### What is expected
Every line below should be copied exactly; drop the pictures.

..............................

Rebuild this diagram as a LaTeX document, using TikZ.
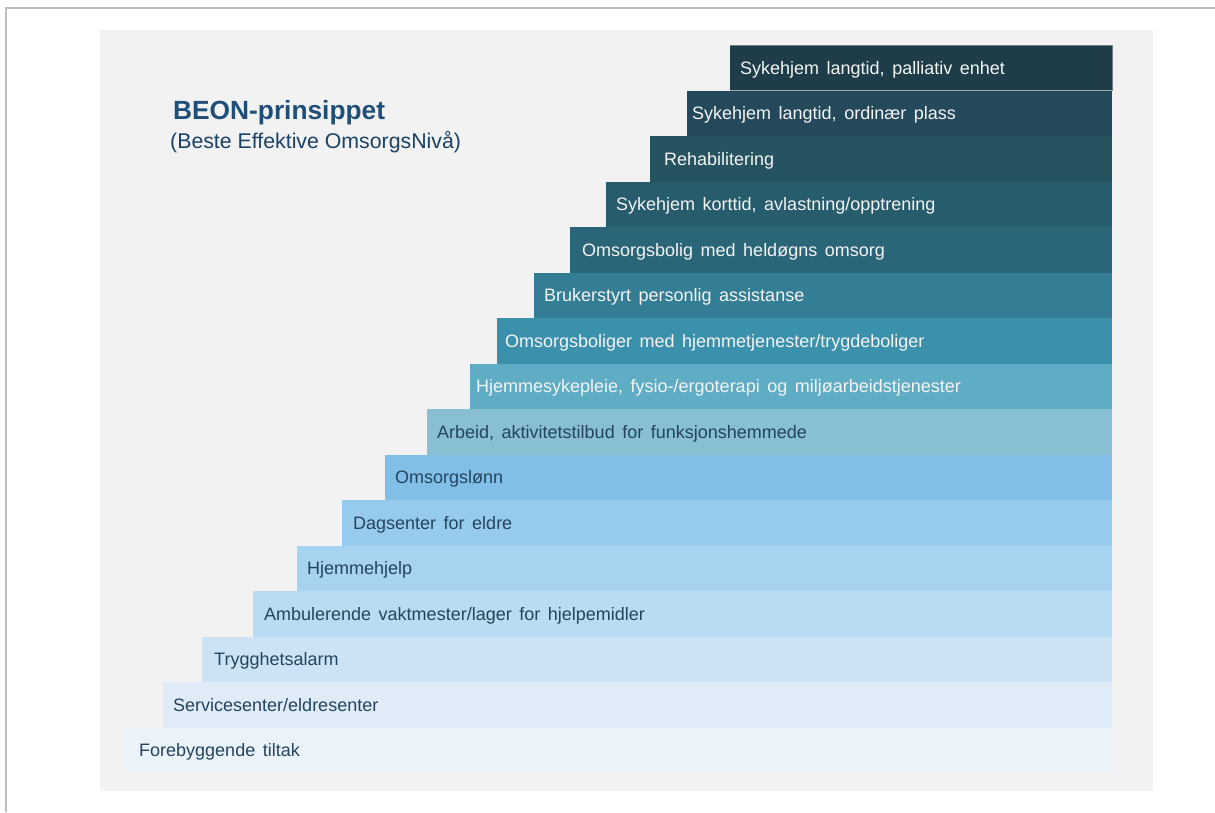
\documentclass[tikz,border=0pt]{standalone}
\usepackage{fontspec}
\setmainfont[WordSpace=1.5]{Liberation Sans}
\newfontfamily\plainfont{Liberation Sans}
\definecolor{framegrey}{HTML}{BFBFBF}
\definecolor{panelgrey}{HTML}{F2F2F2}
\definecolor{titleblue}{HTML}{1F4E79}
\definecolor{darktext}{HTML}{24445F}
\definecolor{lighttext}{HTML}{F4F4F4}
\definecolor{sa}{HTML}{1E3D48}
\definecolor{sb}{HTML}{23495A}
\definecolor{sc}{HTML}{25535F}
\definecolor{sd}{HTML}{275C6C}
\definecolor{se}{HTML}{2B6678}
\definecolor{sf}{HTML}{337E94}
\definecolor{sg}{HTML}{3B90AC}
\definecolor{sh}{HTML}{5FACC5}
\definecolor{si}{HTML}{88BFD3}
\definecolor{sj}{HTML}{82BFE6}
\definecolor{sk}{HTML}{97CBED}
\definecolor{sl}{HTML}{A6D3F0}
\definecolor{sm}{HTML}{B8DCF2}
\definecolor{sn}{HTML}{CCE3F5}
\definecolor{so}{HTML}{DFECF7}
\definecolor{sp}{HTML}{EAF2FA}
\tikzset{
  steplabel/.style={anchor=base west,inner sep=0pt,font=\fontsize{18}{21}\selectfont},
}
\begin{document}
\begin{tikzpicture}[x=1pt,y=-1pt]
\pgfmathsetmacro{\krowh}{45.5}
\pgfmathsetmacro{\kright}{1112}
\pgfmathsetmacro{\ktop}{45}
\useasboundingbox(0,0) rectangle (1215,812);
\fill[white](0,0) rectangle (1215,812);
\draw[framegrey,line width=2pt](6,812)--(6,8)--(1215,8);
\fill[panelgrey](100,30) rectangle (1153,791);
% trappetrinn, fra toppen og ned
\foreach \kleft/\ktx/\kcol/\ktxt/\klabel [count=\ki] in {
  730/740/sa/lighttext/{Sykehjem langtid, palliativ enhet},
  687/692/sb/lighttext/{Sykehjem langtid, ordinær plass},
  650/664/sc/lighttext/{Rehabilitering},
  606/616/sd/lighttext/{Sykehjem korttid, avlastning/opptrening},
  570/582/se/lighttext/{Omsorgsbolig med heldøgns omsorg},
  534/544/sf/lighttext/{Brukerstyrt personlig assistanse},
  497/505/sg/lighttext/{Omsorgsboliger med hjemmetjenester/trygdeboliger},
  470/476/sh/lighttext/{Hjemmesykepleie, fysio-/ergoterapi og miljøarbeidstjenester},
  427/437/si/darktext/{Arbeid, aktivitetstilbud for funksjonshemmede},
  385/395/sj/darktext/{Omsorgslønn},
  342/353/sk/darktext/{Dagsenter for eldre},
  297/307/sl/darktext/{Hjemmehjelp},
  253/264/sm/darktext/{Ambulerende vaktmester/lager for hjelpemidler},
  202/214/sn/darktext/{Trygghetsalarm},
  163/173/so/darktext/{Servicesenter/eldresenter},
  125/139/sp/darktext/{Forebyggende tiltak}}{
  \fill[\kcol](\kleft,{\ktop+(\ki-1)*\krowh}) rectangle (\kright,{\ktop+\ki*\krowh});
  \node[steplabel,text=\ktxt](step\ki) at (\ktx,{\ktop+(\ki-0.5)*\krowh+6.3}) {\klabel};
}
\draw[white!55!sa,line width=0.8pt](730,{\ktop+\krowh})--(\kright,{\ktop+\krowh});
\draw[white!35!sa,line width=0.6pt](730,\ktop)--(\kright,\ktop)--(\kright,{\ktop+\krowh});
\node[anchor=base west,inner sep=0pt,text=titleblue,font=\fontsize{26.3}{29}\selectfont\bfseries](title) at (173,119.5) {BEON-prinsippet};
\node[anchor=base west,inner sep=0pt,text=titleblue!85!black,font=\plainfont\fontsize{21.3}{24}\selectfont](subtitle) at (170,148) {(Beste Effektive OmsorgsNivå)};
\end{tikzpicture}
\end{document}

..............................

### Solution to this exercise
Rebuild this diagram as a LaTeX document, using TikZ.
\documentclass[tikz,border=0pt]{standalone}
\usepackage{fontspec}
\setmainfont[WordSpace=1.5]{Liberation Sans}
\newfontfamily\plainfont{Liberation Sans}
\definecolor{framegrey}{HTML}{BFBFBF}
\definecolor{panelgrey}{HTML}{F2F2F2}
\definecolor{titleblue}{HTML}{1F4E79}
\definecolor{darktext}{HTML}{24445F}
\definecolor{lighttext}{HTML}{F4F4F4}
\definecolor{sa}{HTML}{1E3D48}
\definecolor{sb}{HTML}{23495A}
\definecolor{sc}{HTML}{25535F}
\definecolor{sd}{HTML}{275C6C}
\definecolor{se}{HTML}{2B6678}
\definecolor{sf}{HTML}{337E94}
\definecolor{sg}{HTML}{3B90AC}
\definecolor{sh}{HTML}{5FACC5}
\definecolor{si}{HTML}{88BFD3}
\definecolor{sj}{HTML}{82BFE6}
\definecolor{sk}{HTML}{97CBED}
\definecolor{sl}{HTML}{A6D3F0}
\definecolor{sm}{HTML}{B8DCF2}
\definecolor{sn}{HTML}{CCE3F5}
\definecolor{so}{HTML}{DFECF7}
\definecolor{sp}{HTML}{EAF2FA}
\tikzset{
  steplabel/.style={anchor=base west,inner sep=0pt,font=\fontsize{18}{21}\selectfont},
}
\begin{document}
\begin{tikzpicture}[x=1pt,y=-1pt]
\pgfmathsetmacro{\krowh}{45.5}
\pgfmathsetmacro{\kright}{1112}
\pgfmathsetmacro{\ktop}{45}
\useasboundingbox(0,0) rectangle (1215,812);
\fill[white](0,0) rectangle (1215,812);
\draw[framegrey,line width=2pt](6,812)--(6,8)--(1215,8);
\fill[panelgrey](100,30) rectangle (1153,791);
% trappetrinn, fra toppen og ned
\foreach \kleft/\ktx/\kcol/\ktxt/\klabel [count=\ki] in {
  730/740/sa/lighttext/{Sykehjem langtid, palliativ enhet},
  687/692/sb/lighttext/{Sykehjem langtid, ordinær plass},
  650/664/sc/lighttext/{Rehabilitering},
  606/616/sd/lighttext/{Sykehjem korttid, avlastning/opptrening},
  570/582/se/lighttext/{Omsorgsbolig med heldøgns omsorg},
  534/544/sf/lighttext/{Brukerstyrt personlig assistanse},
  497/505/sg/lighttext/{Omsorgsboliger med hjemmetjenester/trygdeboliger},
  470/476/sh/lighttext/{Hjemmesykepleie, fysio-/ergoterapi og miljøarbeidstjenester},
  427/437/si/darktext/{Arbeid, aktivitetstilbud for funksjonshemmede},
  385/395/sj/darktext/{Omsorgslønn},
  342/353/sk/darktext/{Dagsenter for eldre},
  297/307/sl/darktext/{Hjemmehjelp},
  253/264/sm/darktext/{Ambulerende vaktmester/lager for hjelpemidler},
  202/214/sn/darktext/{Trygghetsalarm},
  163/173/so/darktext/{Servicesenter/eldresenter},
  125/139/sp/darktext/{Forebyggende tiltak}}{
  \fill[\kcol](\kleft,{\ktop+(\ki-1)*\krowh}) rectangle (\kright,{\ktop+\ki*\krowh});
  \node[steplabel,text=\ktxt](step\ki) at (\ktx,{\ktop+(\ki-0.5)*\krowh+6.3}) {\klabel};
}
\draw[white!55!sa,line width=0.8pt](730,{\ktop+\krowh})--(\kright,{\ktop+\krowh});
\draw[white!35!sa,line width=0.6pt](730,\ktop)--(\kright,\ktop)--(\kright,{\ktop+\krowh});
\node[anchor=base west,inner sep=0pt,text=titleblue,font=\fontsize{26.3}{29}\selectfont\bfseries](title) at (173,119.5) {BEON-prinsippet};
\node[anchor=base west,inner sep=0pt,text=titleblue!85!black,font=\plainfont\fontsize{21.3}{24}\selectfont](subtitle) at (170,148) {(Beste Effektive OmsorgsNivå)};
\end{tikzpicture}
\end{document}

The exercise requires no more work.